Entries with chart source code
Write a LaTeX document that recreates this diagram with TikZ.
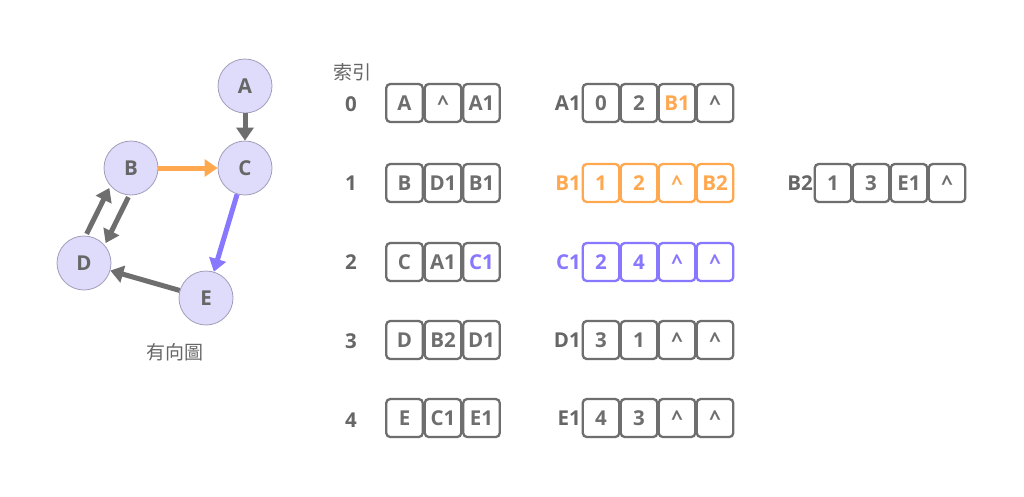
\documentclass[tikz,border=0pt]{standalone}
\usepackage{fontspec}
\setmainfont{Open Sans}
\newfontfamily\cjk{Noto Sans CJK TC}
\usetikzlibrary{arrows.meta,calc}
\definecolor{gline}{HTML}{6E6E6E}
\definecolor{gtext}{HTML}{666666}
\definecolor{orng}{HTML}{FFA84F}
\definecolor{purp}{HTML}{8877FF}
\definecolor{vfill}{HTML}{DEDBFB}
\definecolor{vdraw}{HTML}{A29EBA}
\tikzset{
  vert/.style={circle, fill=vfill, draw=vdraw, line width=0.8pt, minimum size=54pt, inner sep=0pt, text=gtext, font=\bfseries\fontsize{20.5}{20.5}\selectfont},
  garrow/.style={line width=5pt, draw=#1, -{Triangle[width=17pt,length=13pt]}},
  garrow/.default=gline,
  cell/.style={draw=#1, line width=2.3pt, rounded corners=4pt, minimum width=36.5pt, minimum height=38pt, inner sep=0pt, text=#1, font=\bfseries\fontsize{20.5}{20.5}\selectfont},
  cell/.default=gline,
  lbl/.style={text=#1, inner sep=0pt, font=\bfseries\fontsize{20.5}{20.5}\selectfont},
  lbl/.default=gtext,
  cjklbl/.style={text=gtext, inner sep=0pt, font=\cjk\fontsize{19}{19}\selectfont}
}
\begin{document}
\begin{tikzpicture}[x=1pt,y=-1pt]
\useasboundingbox[fill=white] (0,0) rectangle (1024,496);
% graph
\node[vert] (A) at (245,86) {A};
\node[vert] (B) at (131,168) {B};
\node[vert] (C) at (245,168) {C};
\node[vert] (D) at (84,263) {D};
\node[vert] (E) at (206,298) {E};
\node[cjklbl] (cap) at (175,352) {有向圖};
\draw[garrow] (A) -- (C);
\draw[garrow=orng] (B) -- (C);
\draw[garrow=purp] (C) -- (E);
\draw[garrow] (E) -- (D);
\draw[garrow, transform canvas={shift={(9.5,4.6)}}] (B) -- (D);
\draw[garrow, transform canvas={shift={(-9.5,-4.6)}}] (D) -- (B);
% table header
\node[cjklbl] (idx) at (352,72) {索引};
% index column
\node[lbl] (i0) at (351,104) {0};
\node[lbl] (i1) at (351,183) {1};
\node[lbl] (i2) at (351,262) {2};
\node[lbl] (i3) at (351,341) {3};
\node[lbl] (i4) at (351,420) {4};
% left cells
\node[cell] (l0a) at (404.5,103) {A};
\node[cell] (l0b) at (443,103) {\^{}};
\node[cell] (l0c) at (481.5,103) {A1};
\node[cell] (l1a) at (404.5,183) {B};
\node[cell] (l1b) at (443,183) {D1};
\node[cell] (l1c) at (481.5,183) {B1};
\node[cell] (l2a) at (404.5,262) {C};
\node[cell] (l2b) at (443,262) {A1};
\node[cell, text=purp] (l2c) at (481.5,262) {C1};
\node[cell] (l3a) at (404.5,340) {D};
\node[cell] (l3b) at (443,340) {B2};
\node[cell] (l3c) at (481.5,340) {D1};
\node[cell] (l4a) at (404.5,418) {E};
\node[cell] (l4b) at (443,418) {C1};
\node[cell] (l4c) at (481.5,418) {E1};
% right labels
\node[lbl, anchor=east] (nA1) at (581,103) {A1};
\node[lbl=orng, anchor=east] (nB1) at (581,183) {B1};
\node[lbl=purp, anchor=east] (nC1) at (581,262) {C1};
\node[lbl, anchor=east] (nD1) at (581,340) {D1};
\node[lbl, anchor=east] (nE1) at (581,418) {E1};
\node[lbl, anchor=east] (nB2) at (813,183) {B2};
% right cells
\node[cell] (a1a) at (601,103) {0};
\node[cell] (a1b) at (639,103) {2};
\node[cell, text=orng] (a1c) at (677,103) {B1};
\node[cell] (a1d) at (715,103) {\^{}};
\node[cell=orng] (b1a) at (601,183) {1};
\node[cell=orng] (b1b) at (639,183) {2};
\node[cell=orng] (b1c) at (677,183) {\^{}};
\node[cell=orng] (b1d) at (715,183) {B2};
\node[cell=purp] (c1a) at (601,262) {2};
\node[cell=purp] (c1b) at (639,262) {4};
\node[cell=purp] (c1c) at (677,262) {\^{}};
\node[cell=purp] (c1d) at (715,262) {\^{}};
\node[cell] (d1a) at (601,340) {3};
\node[cell] (d1b) at (639,340) {1};
\node[cell] (d1c) at (677,340) {\^{}};
\node[cell] (d1d) at (715,340) {\^{}};
\node[cell] (e1a) at (601,418) {4};
\node[cell] (e1b) at (639,418) {3};
\node[cell] (e1c) at (677,418) {\^{}};
\node[cell] (e1d) at (715,418) {\^{}};
\node[cell] (b2a) at (833,183) {1};
\node[cell] (b2b) at (871,183) {3};
\node[cell] (b2c) at (909,183) {E1};
\node[cell] (b2d) at (947,183) {\^{}};
\end{tikzpicture}
\end{document}
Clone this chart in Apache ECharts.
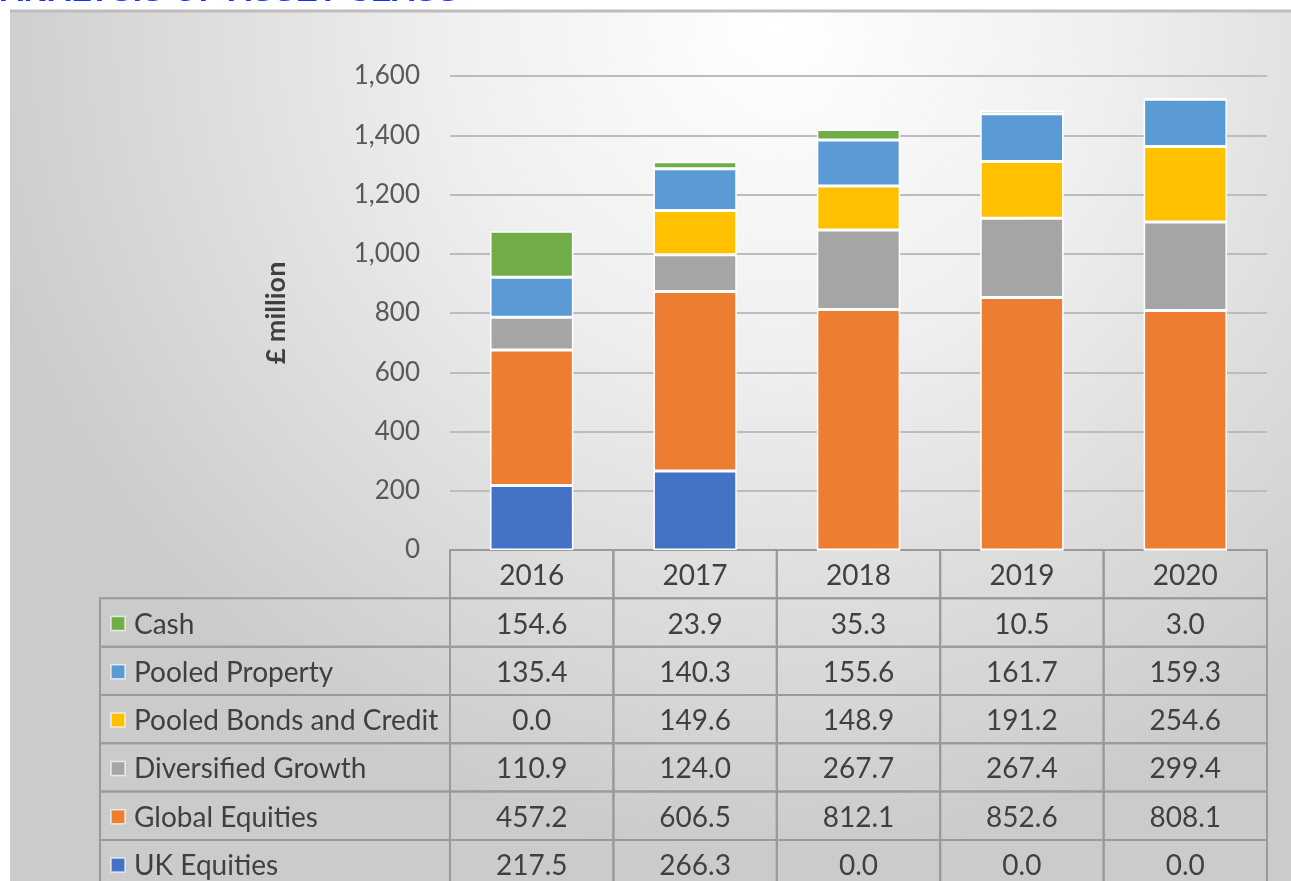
<!DOCTYPE html>
<html>
<head>
<meta charset="utf-8">
<title>Analysis of Asset Class</title>
<script src="https://cdn.jsdelivr.net/npm/echarts@6/dist/echarts.min.js"></script>
<style>
  html, body { margin: 0; padding: 0; background: #fff; }
  #chart { width: 1291px; height: 881px; }
</style>
</head>
<body>
<div id="chart"></div>
<script>
// data
const years = ["2016", "2017", "2018", "2019", "2020"];
const ukEquities = [217.5, 266.3, 0.0, 0.0, 0.0];
const globalEquities = [457.2, 606.5, 812.1, 852.6, 808.1];
const diversifiedGrowth = [110.9, 124.0, 267.7, 267.4, 299.4];
const pooledBonds = [0.0, 149.6, 148.9, 191.2, 254.6];
const pooledProperty = [135.4, 140.3, 155.6, 161.7, 159.3];
const cash = [154.6, 23.9, 35.3, 10.5, 3.0];

// stack order, bottom to top
const seriesDefs = [
  { name: "UK Equities", data: ukEquities, color: "#4472C4" },
  { name: "Global Equities", data: globalEquities, color: "#ED7D31" },
  { name: "Diversified Growth", data: diversifiedGrowth, color: "#A5A5A5" },
  { name: "Pooled Bonds and Credit", data: pooledBonds, color: "#FFC000" },
  { name: "Pooled Property", data: pooledProperty, color: "#5B9BD5" },
  { name: "Cash", data: cash, color: "#70AD47" },
];

const FONT = "Lato, 'Open Sans', sans-serif";

// table rows: header first (row 0), then series from top (Cash) to bottom (UK)
const rowDefs = [null].concat(seriesDefs.slice().reverse());

// build table cells
const cells = [];
rowDefs.forEach((def, r) => {
  if (def) cells.push({ value: [0, r], kind: "legend", text: def.name, color: def.color });
  years.forEach((y, c) => {
    cells.push({
      value: [c, r],
      kind: def ? "value" : "header",
      text: def ? def.data[c].toFixed(1) : y,
    });
  });
});

const chart = echarts.init(document.getElementById("chart"));

const barSeries = seriesDefs.map((s) => ({
  name: s.name,
  type: "bar",
  stack: "total",
  xAxisIndex: 0,
  yAxisIndex: 0,
  barWidth: "51%",
  data: s.data,
  itemStyle: { color: s.color, borderColor: "#ffffff", borderWidth: 1.5 },
}));

const tableSeries = {
  type: "custom",
  xAxisIndex: 1,
  yAxisIndex: 1,
  clip: false,
  silent: true,
  data: cells.map((c) => c.value),
  renderItem: function (params, api) {
    const cell = cells[params.dataIndex];
    const pt = api.coord([api.value(0), api.value(1)]);
    const size = api.size([1, 1]);
    const h = size[1];
    const top = pt[1] - h / 2;
    const border = { stroke: "#9a9a9a", lineWidth: 2, fill: null };
    if (cell.kind === "legend") {
      const x0 = params.coordSys.x - 350;
      return {
        type: "group",
        children: [
          { type: "rect", shape: { x: x0, y: top, width: 350, height: h }, style: border },
          {
            type: "rect",
            shape: { x: x0 + 11, y: pt[1] - 6, width: 14, height: 14 },
            style: { fill: cell.color, stroke: "rgba(255,255,255,0.7)", lineWidth: 1.5 },
          },
          {
            type: "text",
            style: {
              x: x0 + 34, y: pt[1] + 2, text: cell.text,
              font: "28px " + FONT, fill: "#404040",
              textAlign: "left", textVerticalAlign: "middle",
            },
          },
        ],
      };
    }
    const w = size[0];
    return {
      type: "group",
      children: [
        { type: "rect", shape: { x: pt[0] - w / 2, y: top, width: w, height: h }, style: border },
        {
          type: "text",
          style: {
            x: pt[0], y: pt[1] + 2, text: cell.text,
            font: "28px " + FONT, fill: "#404040",
            textAlign: "center", textVerticalAlign: "middle",
          },
        },
      ],
    };
  },
};

const option = {
  animation: false,
  backgroundColor: "#ffffff",
  graphic: [
    {
      type: "rect",
      z: -10,
      shape: { x: 10, y: 10, width: 1281, height: 871 },
      style: {
        fill: new echarts.graphic.RadialGradient(0.6, 0.02, 0.95, [
          { offset: 0, color: "#ffffff" },
          { offset: 0.4, color: "#efefef" },
          { offset: 1, color: "#cbcbcb" },
        ]),
      },
    },
    {
      type: "line",
      z: -9,
      shape: { x1: 10, y1: 11, x2: 1291, y2: 11 },
      style: { stroke: "#bdbdbd", lineWidth: 3 },
    },
    {
      type: "text",
      left: 0,
      top: -25,
      style: {
        text: "ANALYSIS OF ASSET CLASS",
        font: "bold 33px 'Liberation Sans', Arial, sans-serif",
        fill: "#1233f5",
      },
    },
  ],
  grid: [
    { left: 450, right: 24, top: 76, bottom: 331 },
    { left: 450, right: 24, top: 550, bottom: 0 },
  ],
  xAxis: [
    {
      type: "category",
      gridIndex: 0,
      data: years,
      axisLine: { lineStyle: { color: "#595959", width: 2 } },
      axisTick: { show: false },
      axisLabel: { show: false },
    },
    {
      type: "category",
      gridIndex: 1,
      data: years,
      show: false,
    },
  ],
  yAxis: [
    {
      type: "value",
      gridIndex: 0,
      min: 0,
      max: 1600,
      interval: 200,
      name: "£ million",
      nameLocation: "middle",
      nameGap: 160,
      nameTextStyle: { fontFamily: FONT, fontSize: 27, fontWeight: "bold", color: "#404040" },
      axisLine: { show: false },
      axisTick: { show: false },
      axisLabel: {
        margin: 30,
        fontFamily: FONT,
        fontSize: 26,
        color: "#595959",
        formatter: (v) => v.toLocaleString("en-GB"),
      },
      splitLine: { lineStyle: { color: "#bcbcbc", width: 2 } },
    },
    {
      // table rows; the last row runs past the bottom edge of the picture
      type: "value",
      gridIndex: 1,
      min: -0.5,
      max: 6.35,
      inverse: true,
      show: false,
    },
  ],
  series: barSeries.concat([tableSeries]),
};

chart.setOption(option);
</script>
</body>
</html>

Work to do
Every line containing the string "this" must be listed.

Written solution
Write a LaTeX document that recreates this diagram with TikZ.
Clone this chart in Apache ECharts.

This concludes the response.